The app has 3-4 worker instances, each with 5 available connections (3 overflow).
I frequently deploy changes, so restarts are common.
The latency spikes were continuing intermittently also after what would have been the 6th query for each connection.

Some details on prepared statements

Prepared statements are server side objects that can improve performance, and can be parameterized. Being able to reuse the query plan when a large number of identical requests hit the same connection can significantly improve query performance. However, as it is tied to each connection, it is deallocated when closed.

And here it gets interesting...

By default (that is, when plan_cache_mode is set to auto), the server will automatically choose whether to use a generic or custom plan for a prepared statement that has parameters. The current rule for this is that the first five executions are done with custom plans and the average estimated cost of those plans is calculated.

When querying using a prepared statement for the first five times, a custom_plan is used. That means the query is planned every time, with the parameterized values known.

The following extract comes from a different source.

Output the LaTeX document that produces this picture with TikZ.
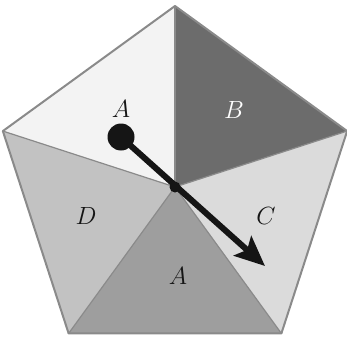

After the 5th, Postgres will generalize the plan and estimate if the resulting plan is more efficient than the custom plan, and use that instead. The custom plan has the advantage of knowing the parameter values, so for some special queries the generalized plan can be far worse. This can be especially impactful for complex hypertables, as the custom plan is aware of partitioning keys and can prune chunks. Generalizing a plan can take a significant amount of time, as the generalized plan may need to consider all chunks, indexes etc.

So if you suddenly see all your queries become slower after 5 executions, you might want to:

SET plan_cache_mode = force_custom_plan;

But why was my 7th and 8th query fast again?

So the increased query time was actually coming from the fact that it was performing a generalization of the query plan before executing, leading to the long latency. But why didn't I then see a continued high query latency? Well, turns out the generalized plan was indeed a tad bit faster, as it is cached and reused.

Then it struck me. Early on during development I had encountered issues with closed DB connections, so I had enabled pool_recycle at I think 600 (10 minutes) interval. That means when connections had been alive for more than 10 minutes, the connection would be re-established before the next query would be executed.

That was it, no wonder they were popping back up from time to time. The connections were being recycled every 10 minutes, leading to the cached generic query plan to be deallocated. That meant we started with the custom plan again, until reaching 5 queries.

So to summarize, what was happening:

I start the service
Each API worker starts receiving requests, allocating more DB connections and executing queries
Each connection would see a latency spike after 5 queries (on the 6th)
But since connections were being recycled due to pool_recycle, it often didn't reach past 5
After spiking out, it would then be fast again, before being recycled and ready to spike again

The latter two points caused some confusion on my part and hid the fact that there was a distinct change after 5 queries, since it wouldn't always happen.

The fix

I simply just removed pool_recycle=600 and replaced it with pool_pre_ping=True. The latter does a SELECT 1 before every query, to verify the connection is fine, and will re-establish a new connection under the hood if it fails, solving the same problem. And for my case it is not a noticeable performance penalty.

Heatmap - Smooth

Now look at the smooth flat latency graph. And see how it has also settled on a lower average than before, due to the generalized plan having better performance. After a restart, I now see latencies from everywhere between 30ms and 110ms when using the custom plan, and then a consistent 20-50ms after the plan generalization spike.

So if you experience latency spikes on your 6th query, or just consistently slower queries from 6th and onwards, remember the heuristics and plan generalization going in there for every connection!